Summary
- High CPU and High memory due to abuse of RPC methods. Auto resolved.
- Beacon out of sync - Almost the same time as RPC abuse. Auto resolved.
- DB space alerts - expanding disk or remove excessive logs.
July 27th
- Memory alert for explorer nodes (4:45a.m - 11:00a.m)
- After restarted nodes, the alert rate drops and calms down.
- Still another high memory happened at 6:41-8:00.
- Prometheus data missing. Suspect abuse of RPC calls.
- Meanwhile, Beacon out of sync happened
- Out of sync rate is high before restarting nodes for memory issues. After restarting the node, rate dropped significantly.
- Resolved automatically.
July 28th
- Only one Beacon out of sync issue. Resolved automatically.
- Error “Average UnHealthyHostCount GreaterThanOrEqualToThreshold 1.0”
- Resolved automatically
July 29th
- Eth bridge down - resolved by soph
- Error “Average UnHealthyHostCount GreaterThanOrEqualToThreshold 1.0”
- Resolved automatically
July 30th
- Error “Average UnHealthyHostCount GreaterThanOrEqualToThreshold 1.0”
- Resolved automatically
July 31th
- RPC response delay (AverageDurationRPCTest - Over a period of 15 min, in normal condition the average is below 500ms, during issue there would multiple spike and user will already start complaining there are issues)
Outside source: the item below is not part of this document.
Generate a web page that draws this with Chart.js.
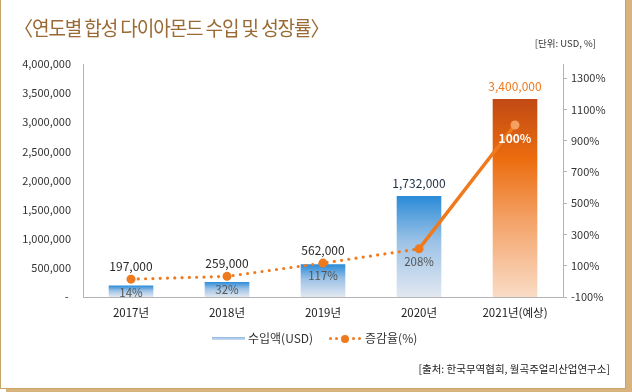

- Restarted explorer nodes
- Data missing at grafana
Aug 1th - Aug 2th
- Unheathy host alert
- Average UnHealthyHostCount GreaterThanOrEqualToThreshold 1.0
- Resolved automatically
- Disk space alert
- Explorer nodes running out of disk
- Some report wrong disk usage (at /data instead of /)
- Extended volume of some virginia instances from 160GB to 200GB
- Other instances removed latest logs at July (releases ~5GB disk)
- Explorer nodes running out of disk
Take aways:
-
Some prometheus data missing from July 28th to Aug 2th. Need investigate.
-
Fixed already
-
Add the prometheus service to pagerduty
-
Some new alerts need better documentation of handling:
-
Average UnHealthyHostCount (Description can be clearer?) - updated on 4 Aug Nita Neou (Soph)
-
AverageDurationRPCTest
-
Some nodes have volume mounted to different points (/ and /data). Need distinguish and check disk usage at /data.
-
Haodi can look into this issue.
-
A large number of logs come from core/tx_pool.go:1023 (new transaction added to transaction pool). Shall lower the log level.